2) check pass; user unknown

• Impact—2 Low—The impact is low as it involves a failed login attempt for an unknown user, indicating no successful access to the system.

• Likelihood—3 Moderate—Likelihood is moderate since it suggests occasional attempts to access the system with invalid user credentials.

• Risk score = 6

3) ALERT exited abnormally with 1

• Impact—4 High—The impact is high as it signifies the abnormal termination of a critical process or service, potentially leading to system instability or disruption of services.

• Likelihood—2 Low—Likelihood is low since abnormal exits with specific exit codes are relatively rare occurrences.

• Risk score = 8

4) authentication failure; logname = uid = 0 euid = 0 tty = NODEVssh ruser = rhost =[host_IP] user = root

• Impact—5 Very High—The impact is very high as it involves a failed authentication attempt for the root user, which, if successful, would grant full administrative privileges to the intruder.

• Likelihood—3 Moderate—Likelihood is moderate since it involves authentication failure, which may occur occasionally, but still indicates potential security threats.

• Risk score = 15

5) Authentication failed from: Software caused connection abort

• Impact—3 Moderate—The impact is moderate as it indicates a failed authentication due to a connection abort, potentially disrupting the authentication process and causing inconvenience to legitimate users.

• Likelihood—3 Moderate—Likelihood is moderate since software-caused connection aborts may occur occasionally due to various factors such as network issues or system instability.

• Risk score = 9

6) usbcore: registered new driver hub

• Impact—1 Very Low—The impact is very low as it represents a routine system event related to USB driver management, which typically does not affect system functionality or security.

• Likelihood—5 Very High—Likelihood is very high as the registration of new USB driver hubs is a common occurrence during system operation, especially during startup.

• Risk score = 5

7) audit: initializing netlink socket (disabled)

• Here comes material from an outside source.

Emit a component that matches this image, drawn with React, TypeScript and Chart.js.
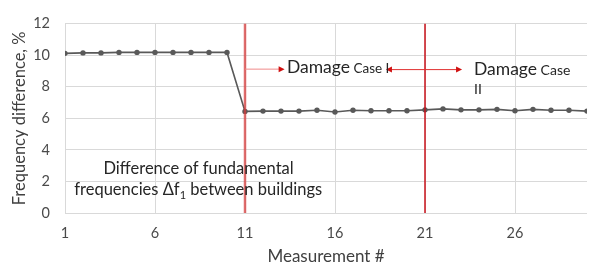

• Impact—2 Low—The impact is low as it is auditing process and disabling it reduces immediate impact.

• Likelihood—3 Moderate—Likelihood is moderate as this event may occur occasionally, especially if auditing features are configured or modified.

• Risk score = 6

8) ROOT LOGIN ON tty2

• Impact—5 Very High—The impact is very high as it indicates a successful login as the root user, granting full administrative privileges to the intruder.

• Likelihood—1 Low—Likelihood is very low since root logins should be rare and tightly controlled, especially directly on a terminal (tty).

• Risk score = 5

9) ANONYMOUS FTP LOGIN FROM [host IP] (anonymous)

• Impact—3 Moderate—The impact is moderate as it indicates an attempt to access the system via FTP using anonymous credentials, potentially allowing unauthorized users to view or modify files.

• Likelihood—2 Low—Likelihood is low as anonymous FTP logins should be restricted, and legitimate use cases for such logins are rare.

• Risk score = 6

10) warning: can’t get client address: Connection reset by peer

• Impact—2 Low—The impact is low as it indicates a warning message due to a connection reset by the peer, which may temporarily disrupt communication but does not directly affect system functionality or security.

• Likelihood—3 Moderate—Likelihood is moderate as occasional connection resets by peers may occur due to network issues or communication errors.

• Risk score = 6

11) authentication failure; logname = uid = 0 euid = 0 tty = NODEVssh ruser = rhost = [host IP] user = guest

• Impact—3 Moderate—The impact is moderate as it indicates a failed authentication attempt for the “guest” user, which may lead to unauthorized access with limited privileges.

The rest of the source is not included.